HERALDKALTIM.COM, JAKARTA — Hakim tunggal Pengadilan Negeri (PN) Jakarta Selatan, Afrizal Hady, mengabulkan sebagian gugatan praperadilan Gubernur Kalimantan Selatan (Kalsel), Sahbirin Noor atau Paman Birin, yang sebelumnya ditetapkan sebagai tersangka dalam kasus dugaan suap lelang proyek.
“Menerima dan mengabulkan gugatan praperadilan Sahbirin Noor untuk sebagian,” ungkap Hakim Afrizal Hady dalam sidang putusan di PN Jaksel, Selasa, 12 November 2024.
Hakim memutuskan bahwa penetapan tersangka terhadap Sahbirin Noor tidak sah dan tidak memiliki kekuatan hukum mengikat, serta menyatakan bahwa penetapan tersebut merupakan tindakan sewenang-wenang dari pihak termohon. Hakim juga menegaskan bahwa surat perintah penyidikan (sprindik) yang dikeluarkan KPK dianggap tidak sah.
Sprindik adalah dokumen resmi yang memerintahkan penyidik untuk melakukan penyidikan terhadap dugaan tindak pidana. Dokumen ini dibuat setelah adanya kesimpulan dari evaluasi bahwa tindak pidana telah terjadi, dan berisi nama tersangka serta perkaranya.
Kuasa hukum Sahbirin Noor, Soesilo Aribowo, menjelaskan bahwa kliennya tidak melarikan diri karena tidak ada surat panggilan resmi. “Sekarang Pak Sahbirin Noor kembali pada posisi semula, tidak memiliki status apapun karena penetapan tersangka telah dibatalkan,” jelas Soesilo.
Soesilo juga menyatakan bahwa Sahbirin tidak berada di lokasi saat operasi tangkap tangan (OTT) dilakukan oleh KPK. Proses penetapan tersangka, menurutnya, seharusnya mengikuti prosedur sesuai Kitab Undang-Undang Hukum Acara Pidana (KUHAP), yaitu melalui pemanggilan resmi dan pemeriksaan awal.
“Saya kira itu intisari dari putusan praperadilan ini.

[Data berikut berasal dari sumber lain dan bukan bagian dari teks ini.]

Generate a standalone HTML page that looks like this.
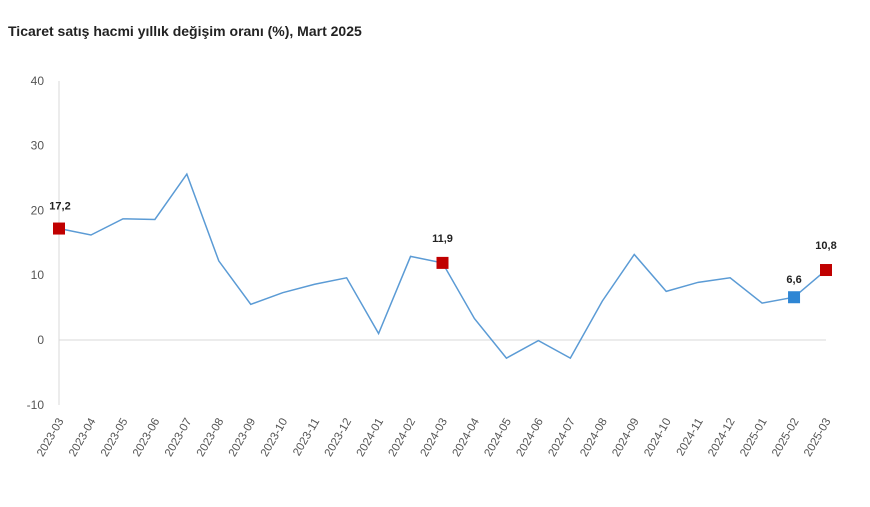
<!DOCTYPE html>
<html><head><meta charset="utf-8"><style>
body{margin:0;background:#fff;font-family:"Liberation Sans",sans-serif}
</style></head><body>
<svg id="chart" width="870" height="502">
<text x="8" y="36" font-size="14" font-weight="bold" fill="#222">Ticaret satış hacmi yıllık değişim oranı (%), Mart 2025</text>
</svg>
<script>
const categories=["2023-03","2023-04","2023-05","2023-06","2023-07","2023-08","2023-09","2023-10","2023-11","2023-12","2024-01","2024-02","2024-03","2024-04","2024-05","2024-06","2024-07","2024-08","2024-09","2024-10","2024-11","2024-12","2025-01","2025-02","2025-03"];
const values=[17.2,16.2,18.7,18.6,25.6,12.2,5.5,7.3,8.6,9.6,1.0,12.9,11.9,3.3,-2.8,-0.1,-2.8,6.0,13.2,7.5,8.9,9.6,5.7,6.6,10.8];
const yTicks=[40,30,20,10,0,-10];
const markerIdx=[0,12,23,24];
const markerColors=["#c00000","#c00000","#2e86d4","#c00000"];
const markerLabels=["17,2","11,9","6,6","10,8"];
const svg=document.getElementById('chart');
const NS='http://www.w3.org/2000/svg';
const x=i=>59+i*(826-59)/(categories.length-1);
const y=v=>340-v*6.48;
function mk(t,a){const e=document.createElementNS(NS,t);for(const k in a)e.setAttribute(k,a[k]);svg.appendChild(e);return e;}
const ax=mk('line',{x1:59,x2:59,y1:81,y2:405,stroke:'#d9d9d9'});


const z=mk('line',{x1:59,x2:826,y1:y(0),y2:y(0),stroke:'#d9d9d9'});


yTicks.forEach(v=>{const t=mk('text',{x:44,y:y(v)+4,'font-size':12,fill:'#555','text-anchor':'end'});t.textContent=v;

});
categories.forEach((c,i)=>{const t=mk('text',{x:0,y:0,'font-size':11.5,fill:'#555','text-anchor':'end',transform:`translate(${x(i)+5},${y(-10)+16}) rotate(-60)`});t.textContent=c;

});
const p=mk('polyline',{points:values.map((v,i)=>x(i)+','+y(v)).join(' '),fill:'none',stroke:'#5b9bd5','stroke-width':1.5});


markerIdx.forEach((i,k)=>{const r=mk('rect',{x:x(i)-6,y:y(values[i])-6,width:12,height:12,fill:markerColors[k]});


const dy=(k==2)?-14:(k==0?-19:-21);
const t=mk('text',{x:x(i)+(k==0?1:0),y:y(values[i])+dy,'font-size':11,'font-weight':'bold',fill:'#222','text-anchor':'middle'});t.textContent=markerLabels[k];

});
</script>
</body></html>
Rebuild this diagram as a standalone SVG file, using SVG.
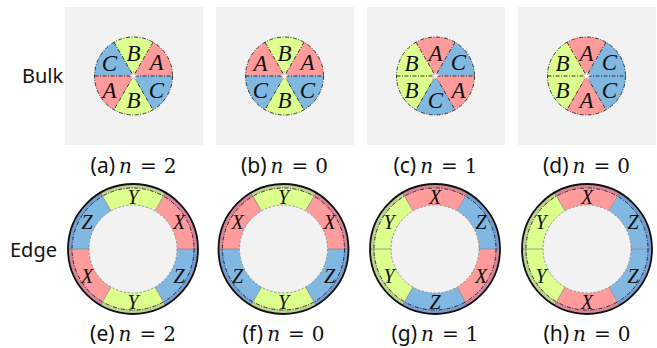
<svg xmlns="http://www.w3.org/2000/svg" xmlns:xlink="http://www.w3.org/1999/xlink" width="657" height="348" viewBox="0 0 657 348">
<style>
.bg{fill:#ffffff}
.panel{fill:#f2f2f2}
.A,.X{fill:#ff9b9b}
.B,.Y{fill:#dcff8e}
.C,.Z{fill:#80b8e2}
.dd{fill:none;stroke:#111;stroke-width:0.8;stroke-dasharray:4 1.5 1 1.5}
.seg{stroke:#8a8a8a;stroke-width:0.8;fill:none}
.band{fill:none;stroke:#5a46a0;stroke-opacity:0.25;stroke-width:4}
.outer{fill:none;stroke:#111;stroke-width:1.8}
.inner{fill:#f2f2f2;stroke:#8a8a8a;stroke-width:0.9;stroke-dasharray:2.5 1.5}
.star{fill:#fff4d8;stroke:#c7a2c8;stroke-width:0.6}
.sym{font-family:"Liberation Serif","DejaVu Serif",serif;font-style:italic;font-size:23px;fill:#111;text-anchor:middle;dominant-baseline:central}
.rsym{font-family:"Liberation Serif","DejaVu Serif",serif;font-style:italic;font-size:20px;fill:#111;text-anchor:middle;dominant-baseline:central}
.row{font-family:"Noto Sans","Open Sans",sans-serif;font-size:20px;fill:#111}
.cap{font-family:"Noto Sans","Open Sans",sans-serif;font-size:21px;fill:#111}
.m{font-family:"DejaVu Serif","Liberation Serif",serif;font-size:20px}
.mi{font-family:"DejaVu Serif","Liberation Serif",serif;font-style:italic;font-size:20px}
</style>
<defs>
<path id="s0" d="M0,0 L39,0 A39,39 0 0 0 19.5,-33.775 Z"/>
<path id="s1" d="M0,0 L19.5,-33.775 A39,39 0 0 0 -19.5,-33.775 Z"/>
<path id="s2" d="M0,0 L-19.5,-33.775 A39,39 0 0 0 -39,0 Z"/>
<path id="s3" d="M0,0 L-39,0 A39,39 0 0 0 -19.5,33.775 Z"/>
<path id="s4" d="M0,0 L-19.5,33.775 A39,39 0 0 0 19.5,33.775 Z"/>
<path id="s5" d="M0,0 L19.5,33.775 A39,39 0 0 0 39,0 Z"/>
<g id="bulkLines">
<path class="dd" d="M-39,0 H39 M-19.5,-33.775 L19.5,33.775 M19.5,-33.775 L-19.5,33.775"/>
<circle class="dd" r="39"/>
<polygon class="star" points="0,-5 1.2,-1.6 4.8,-1.5 1.9,0.6 2.9,4 0,2 -2.9,4 -1.9,0.6 -4.8,-1.5 -1.2,-1.6"/>
</g>
<path id="r0" d="M65,0 A65,65 0 0 0 32.5,-56.292 L22,-38.105 A44,44 0 0 1 44,0 Z"/>
<path id="r1" d="M32.5,-56.292 A65,65 0 0 0 -32.5,-56.292 L-22,-38.105 A44,44 0 0 1 22,-38.105 Z"/>
<path id="r2" d="M-32.5,-56.292 A65,65 0 0 0 -65,0 L-44,0 A44,44 0 0 1 -22,-38.105 Z"/>
<path id="r3" d="M-65,0 A65,65 0 0 0 -32.5,56.292 L-22,38.105 A44,44 0 0 1 -44,0 Z"/>
<path id="r4" d="M-32.5,56.292 A65,65 0 0 0 32.5,56.292 L22,38.105 A44,44 0 0 1 -22,38.105 Z"/>
<path id="r5" d="M32.5,56.292 A65,65 0 0 0 65,0 L44,0 A44,44 0 0 1 22,38.105 Z"/>
<g id="ringLines">
<path class="seg" d="M44,0 H65 M-44,0 H-65 M22,-38.105 L32.5,-56.292 M-22,-38.105 L-32.5,-56.292 M22,38.105 L32.5,56.292 M-22,38.105 L-32.5,56.292"/>
<circle class="band" r="63"/>
<circle class="dd" r="61"/>
<circle class="inner" r="44"/>
<circle class="outer" r="65"/>
</g>
</defs>
<rect class="bg" width="657" height="348"/>

<text class="row" x="22" y="83">Bulk</text>
<text class="row" x="10" y="257">Edge</text>

<g id="bulk-a">
<rect class="panel" x="65" y="7" width="138" height="138"/>
<g transform="translate(133.5,76)">
<use xlink:href="#s0" class="A"/><use xlink:href="#s1" class="B"/><use xlink:href="#s2" class="C"/>
<use xlink:href="#s3" class="A"/><use xlink:href="#s4" class="B"/><use xlink:href="#s5" class="C"/>
<use xlink:href="#bulkLines"/>
<text class="sym" x="23" y="-14">A</text><text class="sym" x="0" y="-23">B</text><text class="sym" x="-24" y="-13">C</text>
<text class="sym" x="-24" y="14">A</text><text class="sym" x="0" y="24">B</text><text class="sym" x="23" y="14">C</text>
</g>
<text class="cap" x="133.5" y="173" text-anchor="middle">(a)<tspan class="mi" dx="4">n</tspan><tspan class="m" dx="8">=</tspan><tspan class="m" dx="7">2</tspan></text>
</g>

<g id="bulk-b">
<rect class="panel" x="216" y="7" width="138" height="138"/>
<g transform="translate(284.5,76)">
<use xlink:href="#s0" class="A"/><use xlink:href="#s1" class="B"/><use xlink:href="#s2" class="A"/>
<use xlink:href="#s3" class="C"/><use xlink:href="#s4" class="B"/><use xlink:href="#s5" class="C"/>
<use xlink:href="#bulkLines"/>
<text class="sym" x="23" y="-14">A</text><text class="sym" x="0" y="-23">B</text><text class="sym" x="-24" y="-13">A</text>
<text class="sym" x="-24" y="14">C</text><text class="sym" x="0" y="24">B</text><text class="sym" x="23" y="14">C</text>
</g>
<text class="cap" x="284.5" y="173" text-anchor="middle">(b)<tspan class="mi" dx="4">n</tspan><tspan class="m" dx="8">=</tspan><tspan class="m" dx="7">0</tspan></text>
</g>

<g id="bulk-c">
<rect class="panel" x="367" y="7" width="138" height="138"/>
<g transform="translate(435.5,76)">
<use xlink:href="#s0" class="C"/><use xlink:href="#s1" class="A"/><use xlink:href="#s2" class="B"/>
<use xlink:href="#s3" class="B"/><use xlink:href="#s4" class="C"/><use xlink:href="#s5" class="A"/>
<use xlink:href="#bulkLines"/>
<text class="sym" x="23" y="-14">C</text><text class="sym" x="0" y="-23">A</text><text class="sym" x="-24" y="-13">B</text>
<text class="sym" x="-24" y="14">B</text><text class="sym" x="0" y="24">C</text><text class="sym" x="23" y="14">A</text>
</g>
<text class="cap" x="435.5" y="173" text-anchor="middle">(c)<tspan class="mi" dx="4">n</tspan><tspan class="m" dx="8">=</tspan><tspan class="m" dx="7">1</tspan></text>
</g>

<g id="bulk-d">
<rect class="panel" x="518" y="7" width="138" height="138"/>
<g transform="translate(586.5,76)">
<use xlink:href="#s0" class="C"/><use xlink:href="#s1" class="A"/><use xlink:href="#s2" class="B"/>
<use xlink:href="#s3" class="B"/><use xlink:href="#s4" class="A"/><use xlink:href="#s5" class="C"/>
<use xlink:href="#bulkLines"/>
<text class="sym" x="23" y="-14">C</text><text class="sym" x="0" y="-23">A</text><text class="sym" x="-24" y="-13">B</text>
<text class="sym" x="-24" y="14">B</text><text class="sym" x="0" y="24">A</text><text class="sym" x="23" y="14">C</text>
</g>
<text class="cap" x="586.5" y="173" text-anchor="middle">(d)<tspan class="mi" dx="4">n</tspan><tspan class="m" dx="8">=</tspan><tspan class="m" dx="7">0</tspan></text>
</g>

<g id="edge-e">
<g transform="translate(133,249)">
<use xlink:href="#r0" class="X"/><use xlink:href="#r1" class="Y"/><use xlink:href="#r2" class="Z"/>
<use xlink:href="#r3" class="X"/><use xlink:href="#r4" class="Y"/><use xlink:href="#r5" class="Z"/>
<use xlink:href="#ringLines"/>
<text class="rsym" x="46" y="-27">X</text><text class="rsym" x="0" y="-52">Y</text><text class="rsym" x="-46" y="-27">Z</text>
<text class="rsym" x="-46" y="27">X</text><text class="rsym" x="0" y="53">Y</text><text class="rsym" x="46" y="27">Z</text>
</g>
<text class="cap" x="133" y="341" text-anchor="middle">(e)<tspan class="mi" dx="4">n</tspan><tspan class="m" dx="8">=</tspan><tspan class="m" dx="7">2</tspan></text>
</g>

<g id="edge-f">
<g transform="translate(283.5,249)">
<use xlink:href="#r0" class="X"/><use xlink:href="#r1" class="Y"/><use xlink:href="#r2" class="X"/>
<use xlink:href="#r3" class="Z"/><use xlink:href="#r4" class="Y"/><use xlink:href="#r5" class="Z"/>
<use xlink:href="#ringLines"/>
<text class="rsym" x="46" y="-27">X</text><text class="rsym" x="0" y="-52">Y</text><text class="rsym" x="-46" y="-27">X</text>
<text class="rsym" x="-46" y="27">Z</text><text class="rsym" x="0" y="53">Y</text><text class="rsym" x="46" y="27">Z</text>
</g>
<text class="cap" x="283.5" y="341" text-anchor="middle">(f)<tspan class="mi" dx="4">n</tspan><tspan class="m" dx="8">=</tspan><tspan class="m" dx="7">0</tspan></text>
</g>

<g id="edge-g">
<g transform="translate(435,249)">
<use xlink:href="#r0" class="Z"/><use xlink:href="#r1" class="X"/><use xlink:href="#r2" class="Y"/>
<use xlink:href="#r3" class="Y"/><use xlink:href="#r4" class="Z"/><use xlink:href="#r5" class="X"/>
<use xlink:href="#ringLines"/>
<text class="rsym" x="46" y="-27">Z</text><text class="rsym" x="0" y="-52">X</text><text class="rsym" x="-46" y="-27">Y</text>
<text class="rsym" x="-46" y="27">Y</text><text class="rsym" x="0" y="53">Z</text><text class="rsym" x="46" y="27">X</text>
</g>
<text class="cap" x="435" y="341" text-anchor="middle">(g)<tspan class="mi" dx="4">n</tspan><tspan class="m" dx="8">=</tspan><tspan class="m" dx="7">1</tspan></text>
</g>

<g id="edge-h">
<g transform="translate(587,249)">
<use xlink:href="#r0" class="Z"/><use xlink:href="#r1" class="X"/><use xlink:href="#r2" class="Y"/>
<use xlink:href="#r3" class="Y"/><use xlink:href="#r4" class="X"/><use xlink:href="#r5" class="Z"/>
<use xlink:href="#ringLines"/>
<text class="rsym" x="46" y="-27">Z</text><text class="rsym" x="0" y="-52">X</text><text class="rsym" x="-46" y="-27">Y</text>
<text class="rsym" x="-46" y="27">Y</text><text class="rsym" x="0" y="53">X</text><text class="rsym" x="46" y="27">Z</text>
</g>
<text class="cap" x="587" y="341" text-anchor="middle">(h)<tspan class="mi" dx="4">n</tspan><tspan class="m" dx="8">=</tspan><tspan class="m" dx="7">0</tspan></text>
</g>
</svg>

Artinya, penetapan Pak Sahbirin sebagai tersangka telah dibatalkan,” katanya.
KPK sebelumnya menyatakan telah mengumpulkan 152 alat bukti yang cukup untuk menetapkan Gubernur Kalimantan Selatan ini sebagai tersangka dalam kasus dugaan suap lelang proyek di wilayah tersebut. OTT dilakukan pada Minggu, 6 Oktober 2024, dan dua hari kemudian, KPK mengumumkan penetapan tersangka.
Dalam kasus ini, KPK juga menetapkan lima tersangka lainnya, termasuk Kepala Dinas Pekerjaan Umum dan Penataan Ruang (PUPR) Provinsi Kalsel, Ahmad Solhan; Kabid Cipta Karya Dinas PUPR Kalsel, Yulianti Erlynah; Bendahara Rumah Tahfidz Darussalam, Ahmad; Plt. Kabag Rumah Tangga Gubernur Kalsel, Agustya Febry Andrean; serta dua tersangka dari pihak swasta, yaitu Sugeng Wahyudi dan Andi Susanto.
Proyek-proyek yang menjadi objek kasus ini meliputi pembangunan lapangan sepak bola di kawasan olahraga terintegrasi Provinsi Kalsel senilai Rp23 miliar, pembangunan Gedung Samsat Terpadu senilai Rp22 miliar, serta pembangunan kolam renang di kawasan olahraga terintegrasi senilai Rp9 miliar.